A lot of attention is given to the instrument of WMD, sometimes to the apparent neglect of the ultimate outcome — ‘MD’, or mass destruction — that we’re all so concerned about. Is there a red line for atrocities? In Iraq, Saddam Hussein apparently used WMD against civilians during Kurdish uprisings in the late-1980s, yet we didn’t lift a finger. On the other hand when the US did intervene in 2003, Saddam had persecuted and killed many civilians, but with no WMDs in sight. What if all Syrians were targeted, but without the use of WMD? Would that entail a red line? Is it that mass killing without WMD is relatively predictable and tolerable since it is more likely to stay within the confines of a target state’s borders, while the uses of WMD are less predictable, more prone to international spillovers, and thus more terrorizing? This begs an uncomfortable question: if countries are not simply willing to act out of moral principles (including those that have ratified the Genocide Convention), then what’s the moral calculus, if there is one? How many civilians must be killed, at what rate, with what certainty, or with what potential for spillovers to merit international action? Something tells me the red line is not going to be victim number 23,001 unless that person is killed with WMD.

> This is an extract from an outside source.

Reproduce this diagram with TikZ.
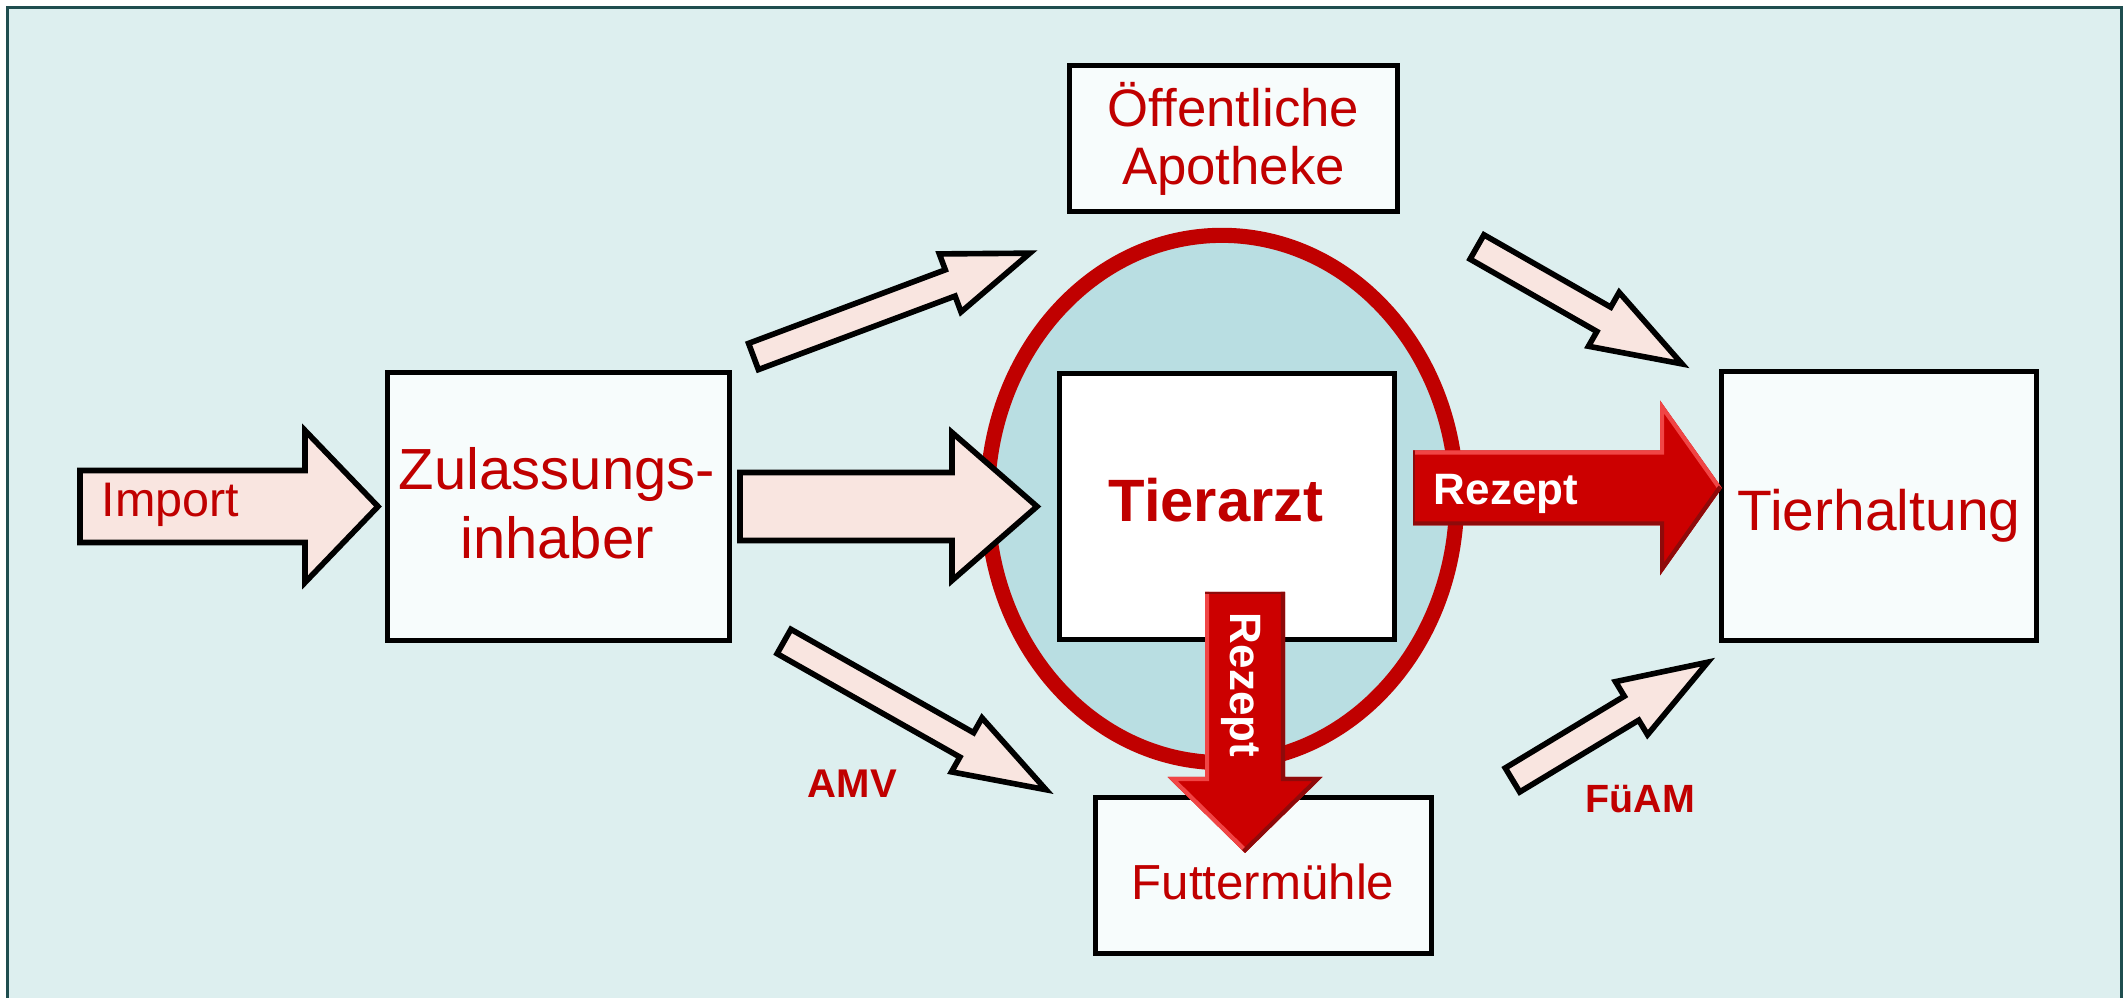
\documentclass[tikz,border=0pt]{standalone}
\usepackage{fontspec}
\setmainfont{Liberation Sans}
\usetikzlibrary{shapes.geometric}
\definecolor{bgteal}{HTML}{DDEFEF}
\definecolor{frameteal}{HTML}{1F4E4F}
\definecolor{txtred}{HTML}{C00000}
\definecolor{ringred}{HTML}{C00000}
\definecolor{ellfill}{HTML}{B9DEE2}
\definecolor{boxfill}{HTML}{F7FCFC}
\definecolor{pinkfill}{HTML}{F9E5E0}
\definecolor{redarrow}{HTML}{CC0000}
\definecolor{redlight}{HTML}{F04545}
\definecolor{reddark}{HTML}{8E0A0A}
\begin{document}
\begin{tikzpicture}[x=0.01cm,y=-0.01cm,
  box/.style={draw=black, line width=1.42pt, fill=boxfill, inner sep=0pt},
  pinkarrow/.style={draw=black, line width=1.6pt, fill=pinkfill, line join=miter},
  lbl/.style={text=txtred, inner sep=0pt},
  rezlbl/.style={text=white, inner sep=0pt, anchor=base, font=\bfseries\fontsize{12.5}{15}\selectfont},
  pics/blockarrow/.style n args={4}{code={
    \draw[pinkarrow] (0,-#1) -- (#3,-#1) -- (#3,-#2) -- (#4,0) -- (#3,#2) -- (#3,#1) -- (0,#1) -- cycle;}},
  pics/redarrow/.style n args={5}{code={
    \fill[redarrow] (0,-#1) -- (#3,-#1) -- (#3,-#2) -- (#4,0) -- (#3,#2) -- (#3,#1) -- (0,#1) -- cycle;
    \begin{scope}
      \clip (0,-#1) -- (#3,-#1) -- (#3,-#2) -- (#4,0) -- (#3,#2) -- (#3,#1) -- (0,#1) -- cycle;
      \draw[line width=2.4pt, draw=redlight, line join=miter] (0,{#5*#1}) -- (#3,{#5*#1}) -- (#3,{#5*#2}) -- (#4,0);
      \draw[line width=2.4pt, draw=reddark, line join=miter] (0,{-#5*#1}) -- (#3,{-#5*#1}) -- (#3,{-#5*#2}) -- (#4,0);
      \draw[line width=1.2pt, draw=reddark] (0,-#1) -- (0,#1);
    \end{scope}}}
]
\useasboundingbox (0,0) rectangle (2123,998);
\fill[white] (0,0) rectangle (2123,998);
\draw[frameteal, line width=0.85pt, fill=bgteal] (7.5,7.5) rectangle (2121.8,1100);

% ellipse
\node[ellipse, draw=ringred, line width=4.3pt, fill=ellfill, minimum width=4.69cm, minimum height=5.27cm, inner sep=0pt] (ring) at (1222,499) {};

% boxes
\node[box, minimum width=3.41cm, minimum height=2.67cm] (zul) at (558.5,506.5) {};
\node[box, fill=white, minimum width=3.34cm, minimum height=2.65cm] (tier) at (1227,506.5) {};
\node[box, minimum width=3.14cm, minimum height=2.68cm] (halt) at (1879,506) {};
\node[box, minimum width=3.27cm, minimum height=1.45cm] (apo) at (1233.5,138.5) {};
\node[box, minimum width=3.35cm, minimum height=1.55cm] (fut) at (1263.5,875.5) {};

% box texts
\node[lbl, font=\fontsize{16.5}{19.6}\selectfont, align=center] (zultext) at (557,503.5) {Zulassungs-\\inhaber};
\node[lbl, font=\fontsize{15}{16.5}\selectfont, align=center] (apotext) at (apo.center) {Öffentliche\\Apotheke};
\node[lbl, font=\fontsize{16.2}{19}\selectfont, anchor=base] (halttext) at (1879,531) {Tierhaltung};
\node[lbl, font=\fontsize{14}{17}\selectfont, anchor=base] (futtext) at (1263,900) {Futtermühle};
\node[lbl, font=\bfseries\fontsize{17}{20}\selectfont, anchor=base] (tiertext) at (1216,522) {Tierarzt};

% pink block arrows
\pic at (80,506.5) {blockarrow={36}{76}{225}{298}};
\pic at (740,506.5) {blockarrow={34}{74}{212}{297}};
\pic[rotate=20.5] at (753.5,356.5) {blockarrow={14}{31}{210}{295}};
\pic[rotate=-29.7] at (1477,247) {blockarrow={14}{31}{146}{236}};
\pic[rotate=-29.5] at (784,641.5) {blockarrow={14}{31}{210}{301}};
\pic[rotate=31.1] at (1512.5,780) {blockarrow={14}{31}{139}{228}};

\node[lbl, font=\fontsize{13.8}{16}\selectfont, anchor=base] (imptext) at (170.5,517) {Import};

% red arrows
\pic at (1413,488) {redarrow={37.5}{87.5}{247}{309}{-1}};
\pic[rotate=-90] at (1245,592) {redarrow={40}{77.5}{185}{261}{1}};
\node[rezlbl] (rez1) at (1506,505) {Rezept};
\node[rezlbl, rotate=-90] (rez2) at (1230,685) {Rezept};

% labels
\node[lbl, font=\bfseries\fontsize{11.4}{13}\selectfont, anchor=base] (amv) at (852.5,798) {AMV};
\node[lbl, font=\bfseries\fontsize{11.2}{13}\selectfont, anchor=base] (fuam) at (1640.5,813) {FüAM};
\end{tikzpicture}
\end{document}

Humanitarian interventions are by no means simple pursuits given international collective action problems and the risks from changing conditions on the ground. With Syria, there is rightly great caution about possible negative reactions. For instance, Erica Chenoweth’s recent post referenced research showing that some kinds of interventions may accelerate the pace of human rights abuses. We may not know whether interventions possibly decrease the number of violations on net and yield fewer actual civilian casualties if we only consider the possible shifts that interventions induce — toward either greater ruthless and audacity or toward restraint — in the strategies of target states (which human rights indices seem to mainly reflect). We must also consider the other side of the equation of the possible protective effects that various kinds of interventions may have.

There can also be unintended consequences from letting events play out as well, with the potentially destabilizing effects of Syrian refugee crises in neighboring countries being just one example. Do the risks of intervention imply that we never do anything, no matter how bad atrocities become?

If anything is clear from Obama’s comments, it’s that the battle of the red lines may be just beginning.

0 comments
  1. You have a fairly strong assumption that intervention will end the killing, even though in Iraq all the killing came after the intervention, continuing throughout the intervention and on after the withdrawal (albeit at varying rates, to be sure). Moreover, the killing that resulted was not a consequence of any strategy on the part of the target state–the target state having ceased to be a factor almost as soon as the intervention began–but rather of rival factions seeking to replace the former government. Is there reason to believe that something similar would not happen in Syria?

  2. This is an excellent point and thank you for the comment. I do not make the assumption that any particular kind of intervention will put a stop to the killing. Rather I believe it is important to consider what kinds of interventions might be productive and for society to consider how much violence it is willing to tolerate against civilians relative to the broader risks of intervention. In the case of Iraq, I think one would have to ask the question of whether, given political constraints, a better-planned and more effective intervention could have been implemented (conditional on making the choice to intervene) that would have led to less bloodshed.

  3. Scott, I think that is a good point. Any follow up to a someone arguing for intervention should be: What kind of intervention? A US only or US directed intervention could turn out like Iraq, but what about a NATO or Turkish-led intervention?

  4. There will not be a Turkish-led intervention. Turkey does not have the financial or military resources right now to take up such a burden. Nor do Turkish people care enough about atrocities in Syria to support an intervention that might cost the lives of hundreds, and maybe thousands, of Turkish soldiers. Moreover, Asad-loyalists will not be the only ones to resist a TR-led intervention. If Turkey intervened in Syria, it would have to enter the country from the north, where the Kurdish groups are right now carving out their territory while the rest of Syria is fighting in the south. Kurds will not let Turkey into Syria to stamp out the chaos that is allowing Kurds the freedom to become autonomous.

    Will the Turkish government intervene despite all these factors? The AKP government’s strength comes from its ability to deliver economic and political stability. It is already weakened by the re-ignited PKK rebellion inside Turkey. The last thing it needs is to start fighting a war in Syria.

  5. Joseph, thanks for taking up the conversation. Making the intervention multilateral would increase its legitimacy in the eyes of the international community, but wouldn’t it still be “a bunch of outsiders” to the local factions (some of whom would ally with it to seek advantage over rival factions)? The presence of NATO in Afghanistan hasn’t really soothed matters there. A more relevant factor might be the timing of an intervention, that is to say, at what stage in the evolution of a conflict does it come? Or perhaps the manner in which the old regime is removed.

  6. I didn’t see Kerokan’s response before. I think he also makes valid points. We sometimes see local powers as more appropriate surrogates for intervention, but neighboring states frequently have a history of hostility or rivalry that makes them far from neutral in the eyes of the target state’s population. This has certainly been a problem with Ethiopia in Somalia.